» **GIVEN MATERIAL**
:::
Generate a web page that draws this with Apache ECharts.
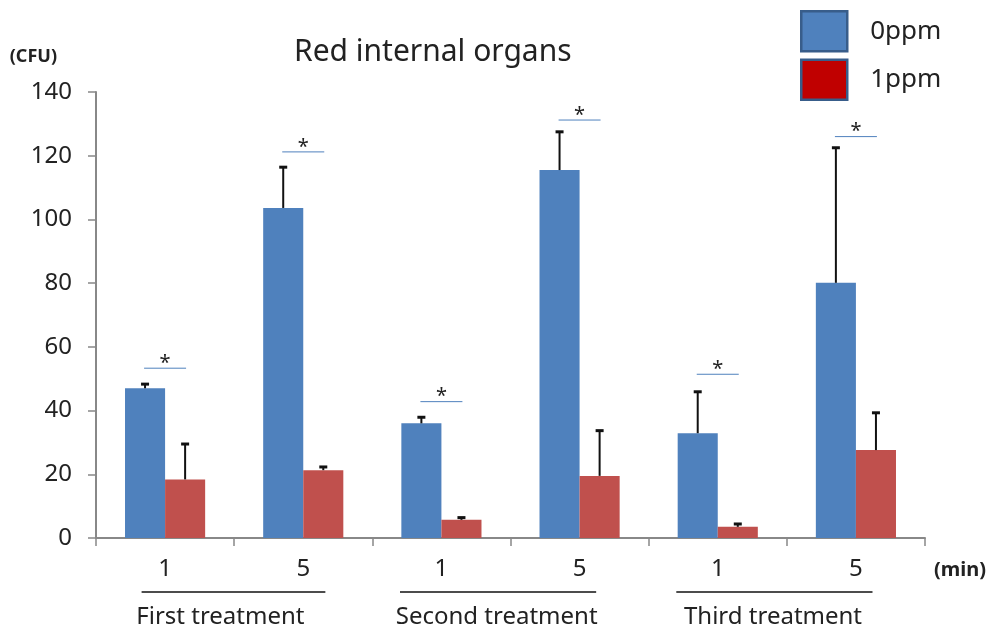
<!DOCTYPE html>
<html>
<head>
<meta charset="utf-8">
<script src="https://cdn.jsdelivr.net/npm/echarts@6/dist/echarts.min.js"></script>
<style>
  html, body { margin: 0; padding: 0; background: #fff; }
  #chart { width: 992px; height: 634px; }
</style>
</head>
<body>
<div id="chart"></div>
<script>
// Exposure time (min) within each treatment round
const categories = ['1', '5', '1', '5', '1', '5'];
const groups = ['First treatment', 'Second treatment', 'Third treatment'];
const groupSize = 2;

// Mean CFU and standard deviation per concentration
const mean0ppm = [47.0, 103.6, 36.0, 115.5, 32.9, 80.1];
const sd0ppm   = [1.3, 12.8, 1.9, 12.0, 13.0, 42.4];
const mean1ppm = [18.4, 21.3, 5.7, 19.5, 3.5, 27.6];
const sd1ppm   = [11.1, 1.0, 0.7, 14.2, 0.9, 11.7];

// Height of each significance bracket (in CFU)
const sigLevel = [53.3, 121.2, 42.8, 131.2, 51.4, 126.0];

const yMin = 0, yMax = 140, yStep = 20;

const FONT = 'Noto Sans, Open Sans, sans-serif';
const BLUE = '#4f81bd';
const RED = '#c0504d';
const BAR_SHIFT = 0.145;   // bar centre offset, in category widths

function errorBars(name, means, sds, side) {
  return {
    type: 'custom',
    name: name,
    z: 5,
    silent: true,
    data: means.map((m, i) => [i, m, m + sds[i]]),
    encode: { x: 0, y: [1, 2] },
    renderItem(params, api) {
      const cw = api.size([1, 0])[0];
      const lo = api.coord([api.value(0), api.value(1)]);
      const hi = api.coord([api.value(0), api.value(2)]);
      const x = lo[0] + side * cw * BAR_SHIFT;
      const cap = 4;
      return {
        type: 'group',
        children: [
          { type: 'line', shape: { x1: x, y1: lo[1], x2: x, y2: hi[1] },
            style: { stroke: '#111', lineWidth: 2 } },
          { type: 'line', shape: { x1: x - cap, y1: hi[1], x2: x + cap, y2: hi[1] },
            style: { stroke: '#111', lineWidth: 3 } }
        ]
      };
    }
  };
}

const chart = echarts.init(document.getElementById('chart'), null, { renderer: 'canvas' });

chart.setOption({
  animation: false,
  backgroundColor: '#fff',
  title: {
    text: 'Red internal organs',
    left: 289,
    top: 32,
    textStyle: { fontFamily: FONT, fontSize: 30, fontWeight: 'normal', color: '#222' }
  },
  legend: {
    orient: 'vertical',
    left: 800,
    top: 10,
    padding: 0,
    itemWidth: 46,
    itemHeight: 40,
    itemGap: 6,
    icon: 'rect',
    textStyle: { fontFamily: FONT, fontSize: 26, color: '#222', padding: [0, 0, 0, 18] },
    data: [
      { name: '0ppm', itemStyle: { color: BLUE, borderColor: '#385d8a', borderWidth: 2.5 } },
      { name: '1ppm', itemStyle: { color: '#c00000', borderColor: '#385d8a', borderWidth: 2.5 } }
    ]
  },
  grid: { left: 96, right: 67, top: 92, bottom: 96 },
  xAxis: {
    type: 'category',
    data: categories,
    boundaryGap: true,
    name: '(min)',
    nameLocation: 'end',
    nameGap: 9,
    nameTextStyle: { fontFamily: FONT, fontSize: 20, fontWeight: 'bold', color: '#222',
                     verticalAlign: 'top', padding: [22, 0, 0, 0] },
    axisLine: { lineStyle: { color: '#888', width: 2 } },
    axisTick: { show: true, length: 8, lineStyle: { color: '#888', width: 1.5 } },
    axisLabel: { fontFamily: FONT, fontSize: 24, color: '#222', margin: 19 }
  },
  yAxis: {
    type: 'value',
    min: yMin,
    max: yMax,
    interval: yStep,
    name: '(CFU)',
    nameLocation: 'end',
    nameGap: 26,
    nameTextStyle: { fontFamily: FONT, fontSize: 18, fontWeight: 'bold', color: '#222',
                     align: 'right', padding: [0, 39, 0, 0] },
    splitLine: { show: false },
    axisLine: { show: true, lineStyle: { color: '#888', width: 2 } },
    axisTick: { show: true, length: 8, lineStyle: { color: '#888', width: 1.5 } },
    axisLabel: { fontFamily: FONT, fontSize: 24, color: '#222', margin: 24 }
  },
  series: [
    {
      name: '0ppm', type: 'bar', data: mean0ppm,
      barWidth: '29%', barGap: '0%',
      itemStyle: { color: BLUE }
    },
    {
      name: '1ppm', type: 'bar', data: mean1ppm,
      barWidth: '29%', barGap: '0%',
      itemStyle: { color: RED }
    },
    errorBars('0ppm SD', mean0ppm, sd0ppm, -1),
    errorBars('1ppm SD', mean1ppm, sd1ppm, 1),
    {
      type: 'custom',
      name: 'significance',
      z: 6,
      silent: true,
      data: sigLevel.map((v, i) => [i, v]),
      encode: { x: 0, y: 1 },
      renderItem(params, api) {
        const cw = api.size([1, 0])[0];
        const p = api.coord([api.value(0), api.value(1)]);
        const hw = cw * 0.152;
        return {
          type: 'group',
          children: [
            { type: 'line', shape: { x1: p[0] - hw, y1: p[1], x2: p[0] + hw, y2: p[1] },
              style: { stroke: BLUE, lineWidth: 1 } },
            { type: 'text', style: { text: '*', x: p[0], y: p[1] - 5, align: 'center',
              verticalAlign: 'middle', font: '20px ' + FONT, fill: '#222' } }
          ]
        };
      }
    }
  ]
});

// Treatment brackets under the time labels, placed from the axis scale
(function drawGroups() {
  const x0 = chart.convertToPixel({ xAxisIndex: 0 }, 0);
  const x1 = chart.convertToPixel({ xAxisIndex: 0 }, 1);
  const cw = x1 - x0;
  const base = chart.convertToPixel({ yAxisIndex: 0 }, 0);
  const elements = [];
  groups.forEach((g, gi) => {
    const first = chart.convertToPixel({ xAxisIndex: 0 }, gi * groupSize);
    const last = chart.convertToPixel({ xAxisIndex: 0 }, gi * groupSize + groupSize - 1);
    const left = first - cw * (gi === 0 ? 0.17 : 0.3);
    const right = last + cw * (gi === 0 ? 0.16 : 0.12);
    elements.push({
      type: 'line',
      shape: { x1: left, y1: base + 54, x2: right, y2: base + 54 },
      style: { stroke: '#111', lineWidth: 1.5 }
    });
    elements.push({
      type: 'text',
      x: (first + last) / 2 - cw * 0.1,
      y: base + 79,
      style: { text: g, align: 'center', verticalAlign: 'middle',
               font: '24px ' + FONT, fill: '#222' }
    });
  });
  chart.setOption({ graphic: elements });
})();
</script>
</body>
</html>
:::
» **STATED EXERCISE**
Restate the data word for word from its first line through the line with "const BAR_SHIFT = 0.145;", leaving out any picture along the way.

» **RESPONSE BELOW**
Generate a web page that draws this with Apache ECharts.
<!DOCTYPE html>
<html>
<head>
<meta charset="utf-8">
<script src="https://cdn.jsdelivr.net/npm/echarts@6/dist/echarts.min.js"></script>
<style>
  html, body { margin: 0; padding: 0; background: #fff; }
  #chart { width: 992px; height: 634px; }
</style>
</head>
<body>
<div id="chart"></div>
<script>
// Exposure time (min) within each treatment round
const categories = ['1', '5', '1', '5', '1', '5'];
const groups = ['First treatment', 'Second treatment', 'Third treatment'];
const groupSize = 2;

// Mean CFU and standard deviation per concentration
const mean0ppm = [47.0, 103.6, 36.0, 115.5, 32.9, 80.1];
const sd0ppm   = [1.3, 12.8, 1.9, 12.0, 13.0, 42.4];
const mean1ppm = [18.4, 21.3, 5.7, 19.5, 3.5, 27.6];
const sd1ppm   = [11.1, 1.0, 0.7, 14.2, 0.9, 11.7];

// Height of each significance bracket (in CFU)
const sigLevel = [53.3, 121.2, 42.8, 131.2, 51.4, 126.0];

const yMin = 0, yMax = 140, yStep = 20;

const FONT = 'Noto Sans, Open Sans, sans-serif';
const BLUE = '#4f81bd';
const RED = '#c0504d';
const BAR_SHIFT = 0.145;   // bar centre offset, in category widths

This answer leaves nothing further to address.